» Exercise task
Identify each line below containing the string "with" and copy it.

» Records supplied

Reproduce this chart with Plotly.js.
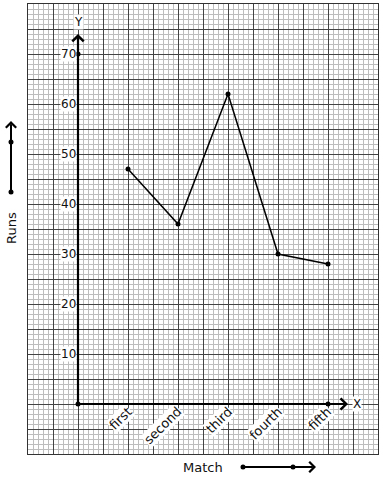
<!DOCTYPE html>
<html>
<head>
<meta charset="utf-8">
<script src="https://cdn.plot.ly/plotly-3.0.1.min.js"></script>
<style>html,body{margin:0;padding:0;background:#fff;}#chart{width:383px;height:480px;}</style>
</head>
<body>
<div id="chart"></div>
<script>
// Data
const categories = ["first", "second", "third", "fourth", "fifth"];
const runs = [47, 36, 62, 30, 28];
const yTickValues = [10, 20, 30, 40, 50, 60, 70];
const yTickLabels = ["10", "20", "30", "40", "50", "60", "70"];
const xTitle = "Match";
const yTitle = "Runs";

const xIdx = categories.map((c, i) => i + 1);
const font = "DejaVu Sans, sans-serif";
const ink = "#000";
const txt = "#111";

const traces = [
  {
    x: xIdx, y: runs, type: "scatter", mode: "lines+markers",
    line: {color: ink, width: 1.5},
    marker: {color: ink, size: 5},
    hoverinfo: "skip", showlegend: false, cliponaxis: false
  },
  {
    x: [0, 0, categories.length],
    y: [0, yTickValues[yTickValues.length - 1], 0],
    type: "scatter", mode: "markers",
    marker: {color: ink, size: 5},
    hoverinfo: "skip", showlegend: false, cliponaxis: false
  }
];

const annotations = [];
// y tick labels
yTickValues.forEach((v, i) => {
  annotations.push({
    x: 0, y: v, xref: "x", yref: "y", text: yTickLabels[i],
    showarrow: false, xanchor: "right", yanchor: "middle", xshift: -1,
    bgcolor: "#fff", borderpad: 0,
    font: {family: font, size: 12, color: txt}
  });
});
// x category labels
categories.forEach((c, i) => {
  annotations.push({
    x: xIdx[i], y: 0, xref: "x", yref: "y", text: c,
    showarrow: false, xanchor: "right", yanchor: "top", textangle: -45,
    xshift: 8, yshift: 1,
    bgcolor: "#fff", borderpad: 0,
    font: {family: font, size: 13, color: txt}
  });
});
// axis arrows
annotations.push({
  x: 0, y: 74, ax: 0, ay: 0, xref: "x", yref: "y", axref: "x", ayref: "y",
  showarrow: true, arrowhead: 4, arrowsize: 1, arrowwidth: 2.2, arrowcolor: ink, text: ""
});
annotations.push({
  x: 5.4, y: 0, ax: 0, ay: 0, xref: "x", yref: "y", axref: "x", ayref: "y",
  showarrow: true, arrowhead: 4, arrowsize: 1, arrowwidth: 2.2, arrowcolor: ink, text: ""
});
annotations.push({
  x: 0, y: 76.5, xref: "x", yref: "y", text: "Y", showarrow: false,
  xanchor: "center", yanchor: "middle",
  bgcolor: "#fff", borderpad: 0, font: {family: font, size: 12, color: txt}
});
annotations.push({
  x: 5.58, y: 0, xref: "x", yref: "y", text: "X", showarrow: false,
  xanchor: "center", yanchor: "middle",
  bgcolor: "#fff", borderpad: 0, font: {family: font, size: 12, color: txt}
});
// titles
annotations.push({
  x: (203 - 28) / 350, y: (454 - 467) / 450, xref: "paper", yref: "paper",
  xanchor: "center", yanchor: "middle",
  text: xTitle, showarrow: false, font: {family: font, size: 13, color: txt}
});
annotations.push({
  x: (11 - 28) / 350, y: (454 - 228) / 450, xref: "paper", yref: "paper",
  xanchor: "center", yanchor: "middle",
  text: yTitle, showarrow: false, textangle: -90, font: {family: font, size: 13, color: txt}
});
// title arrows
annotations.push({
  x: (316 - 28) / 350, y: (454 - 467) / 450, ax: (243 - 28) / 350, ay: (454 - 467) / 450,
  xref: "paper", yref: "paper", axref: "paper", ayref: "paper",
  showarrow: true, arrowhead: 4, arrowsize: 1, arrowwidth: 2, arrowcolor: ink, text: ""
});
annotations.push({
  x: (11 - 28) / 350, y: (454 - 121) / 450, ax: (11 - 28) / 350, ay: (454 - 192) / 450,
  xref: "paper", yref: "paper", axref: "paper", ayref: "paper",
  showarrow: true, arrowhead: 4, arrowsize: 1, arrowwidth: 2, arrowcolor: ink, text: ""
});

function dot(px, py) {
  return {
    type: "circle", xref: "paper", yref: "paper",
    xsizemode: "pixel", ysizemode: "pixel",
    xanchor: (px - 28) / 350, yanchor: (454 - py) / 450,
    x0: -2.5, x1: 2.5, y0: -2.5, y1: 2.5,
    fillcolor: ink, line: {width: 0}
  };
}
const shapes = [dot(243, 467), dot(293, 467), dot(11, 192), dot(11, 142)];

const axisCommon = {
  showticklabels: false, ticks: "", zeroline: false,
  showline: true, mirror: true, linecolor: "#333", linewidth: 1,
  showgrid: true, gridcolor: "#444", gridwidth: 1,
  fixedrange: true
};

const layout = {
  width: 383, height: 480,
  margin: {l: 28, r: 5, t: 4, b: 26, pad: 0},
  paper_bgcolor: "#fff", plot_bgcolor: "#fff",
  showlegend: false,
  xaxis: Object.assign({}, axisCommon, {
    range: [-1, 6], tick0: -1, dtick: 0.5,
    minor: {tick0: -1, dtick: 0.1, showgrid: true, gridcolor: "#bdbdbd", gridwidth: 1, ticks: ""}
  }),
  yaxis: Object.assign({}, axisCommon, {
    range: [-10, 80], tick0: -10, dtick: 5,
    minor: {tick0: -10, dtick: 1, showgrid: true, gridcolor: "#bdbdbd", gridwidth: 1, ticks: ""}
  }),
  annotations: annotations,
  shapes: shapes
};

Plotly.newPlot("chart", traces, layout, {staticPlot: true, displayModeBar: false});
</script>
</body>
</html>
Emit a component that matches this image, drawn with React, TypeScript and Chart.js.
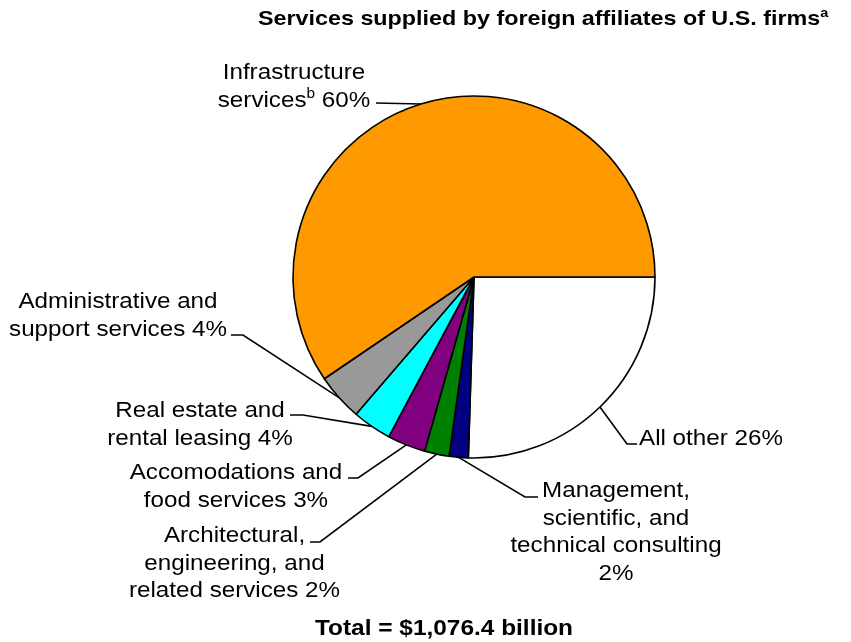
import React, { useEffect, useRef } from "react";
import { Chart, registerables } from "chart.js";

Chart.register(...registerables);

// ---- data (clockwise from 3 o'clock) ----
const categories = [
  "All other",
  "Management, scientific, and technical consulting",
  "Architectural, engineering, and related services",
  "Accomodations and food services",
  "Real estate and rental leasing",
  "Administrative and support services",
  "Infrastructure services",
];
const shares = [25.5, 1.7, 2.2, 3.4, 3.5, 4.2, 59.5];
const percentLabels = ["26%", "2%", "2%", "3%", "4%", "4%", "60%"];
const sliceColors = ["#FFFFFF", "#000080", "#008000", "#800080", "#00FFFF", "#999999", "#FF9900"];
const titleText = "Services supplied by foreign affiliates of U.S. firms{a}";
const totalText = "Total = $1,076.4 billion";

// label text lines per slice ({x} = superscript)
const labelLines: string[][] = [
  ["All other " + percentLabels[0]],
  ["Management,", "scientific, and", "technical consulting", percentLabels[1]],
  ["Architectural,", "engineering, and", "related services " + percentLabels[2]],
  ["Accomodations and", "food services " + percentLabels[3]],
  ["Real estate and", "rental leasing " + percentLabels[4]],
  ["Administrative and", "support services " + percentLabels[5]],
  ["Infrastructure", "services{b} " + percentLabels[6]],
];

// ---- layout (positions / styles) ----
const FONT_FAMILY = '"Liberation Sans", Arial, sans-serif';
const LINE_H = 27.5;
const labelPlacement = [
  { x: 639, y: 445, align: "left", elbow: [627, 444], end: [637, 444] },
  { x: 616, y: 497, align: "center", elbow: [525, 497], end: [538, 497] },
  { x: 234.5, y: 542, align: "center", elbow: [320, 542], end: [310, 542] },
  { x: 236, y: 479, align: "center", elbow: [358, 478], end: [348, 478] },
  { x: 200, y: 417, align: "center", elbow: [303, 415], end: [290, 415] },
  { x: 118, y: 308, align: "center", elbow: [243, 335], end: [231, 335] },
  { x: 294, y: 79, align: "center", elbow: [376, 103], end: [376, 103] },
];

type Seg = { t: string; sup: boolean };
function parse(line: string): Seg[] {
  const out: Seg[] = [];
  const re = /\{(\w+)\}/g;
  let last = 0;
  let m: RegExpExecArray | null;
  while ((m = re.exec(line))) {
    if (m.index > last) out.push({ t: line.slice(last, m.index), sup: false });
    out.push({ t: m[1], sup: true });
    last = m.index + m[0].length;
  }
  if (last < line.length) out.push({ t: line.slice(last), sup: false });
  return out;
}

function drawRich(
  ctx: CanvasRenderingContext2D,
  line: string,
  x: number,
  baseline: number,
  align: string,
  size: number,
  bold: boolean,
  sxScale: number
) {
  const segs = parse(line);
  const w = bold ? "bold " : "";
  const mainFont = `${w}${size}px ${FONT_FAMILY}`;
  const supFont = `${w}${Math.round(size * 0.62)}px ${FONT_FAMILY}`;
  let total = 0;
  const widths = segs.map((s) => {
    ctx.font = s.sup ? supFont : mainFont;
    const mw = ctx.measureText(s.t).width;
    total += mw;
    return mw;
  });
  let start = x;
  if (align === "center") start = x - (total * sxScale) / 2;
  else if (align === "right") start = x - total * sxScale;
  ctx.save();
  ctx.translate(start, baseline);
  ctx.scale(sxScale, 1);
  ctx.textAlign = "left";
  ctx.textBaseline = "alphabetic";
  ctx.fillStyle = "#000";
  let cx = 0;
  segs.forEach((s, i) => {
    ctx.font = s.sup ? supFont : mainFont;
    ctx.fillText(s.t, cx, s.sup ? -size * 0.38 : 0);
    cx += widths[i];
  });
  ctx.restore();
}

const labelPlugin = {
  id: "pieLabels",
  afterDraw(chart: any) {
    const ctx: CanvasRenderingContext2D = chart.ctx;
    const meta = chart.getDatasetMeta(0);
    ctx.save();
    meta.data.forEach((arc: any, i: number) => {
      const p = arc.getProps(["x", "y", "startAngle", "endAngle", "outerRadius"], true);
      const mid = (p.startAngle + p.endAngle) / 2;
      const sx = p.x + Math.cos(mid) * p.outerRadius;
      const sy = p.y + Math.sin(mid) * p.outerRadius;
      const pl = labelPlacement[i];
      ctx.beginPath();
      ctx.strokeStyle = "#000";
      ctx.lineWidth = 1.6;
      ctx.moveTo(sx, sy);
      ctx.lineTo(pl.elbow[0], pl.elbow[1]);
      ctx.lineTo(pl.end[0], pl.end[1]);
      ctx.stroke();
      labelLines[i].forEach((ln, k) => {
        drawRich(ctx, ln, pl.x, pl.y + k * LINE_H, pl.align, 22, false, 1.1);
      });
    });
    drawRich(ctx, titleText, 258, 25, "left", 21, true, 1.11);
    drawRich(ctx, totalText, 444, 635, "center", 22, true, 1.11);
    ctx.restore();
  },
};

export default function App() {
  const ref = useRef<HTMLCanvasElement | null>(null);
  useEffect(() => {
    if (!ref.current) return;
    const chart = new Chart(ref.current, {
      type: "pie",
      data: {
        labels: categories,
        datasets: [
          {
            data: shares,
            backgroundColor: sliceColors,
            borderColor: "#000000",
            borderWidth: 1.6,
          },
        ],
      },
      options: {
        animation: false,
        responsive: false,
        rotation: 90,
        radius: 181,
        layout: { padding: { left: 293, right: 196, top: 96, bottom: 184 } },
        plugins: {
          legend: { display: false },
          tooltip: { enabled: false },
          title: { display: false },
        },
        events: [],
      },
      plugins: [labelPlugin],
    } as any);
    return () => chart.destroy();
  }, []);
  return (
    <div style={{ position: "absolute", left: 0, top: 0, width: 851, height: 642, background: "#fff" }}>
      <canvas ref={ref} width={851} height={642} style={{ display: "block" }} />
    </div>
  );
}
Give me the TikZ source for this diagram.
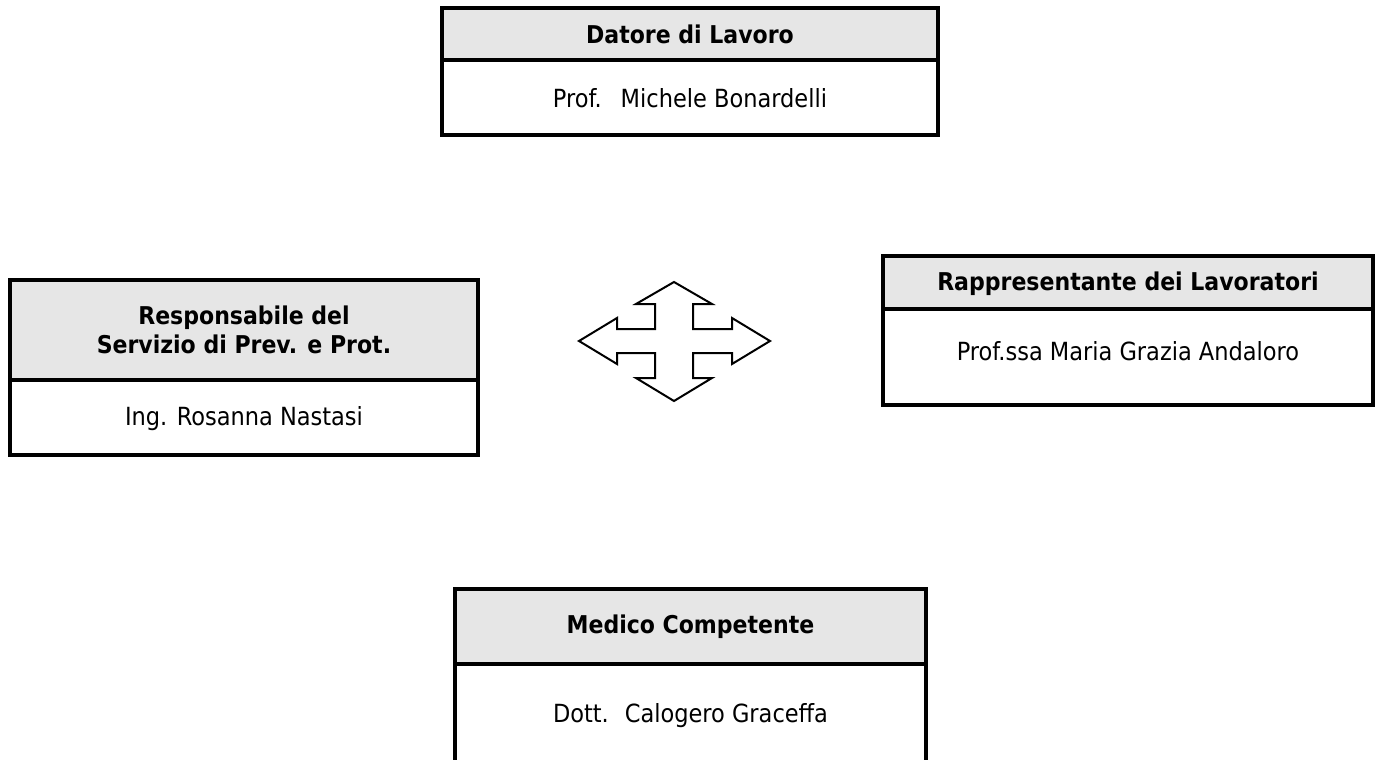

» Correct response
Reproduce this chart with Plotly.js.
Emit a component that matches this image, drawn with React, TypeScript and Chart.js.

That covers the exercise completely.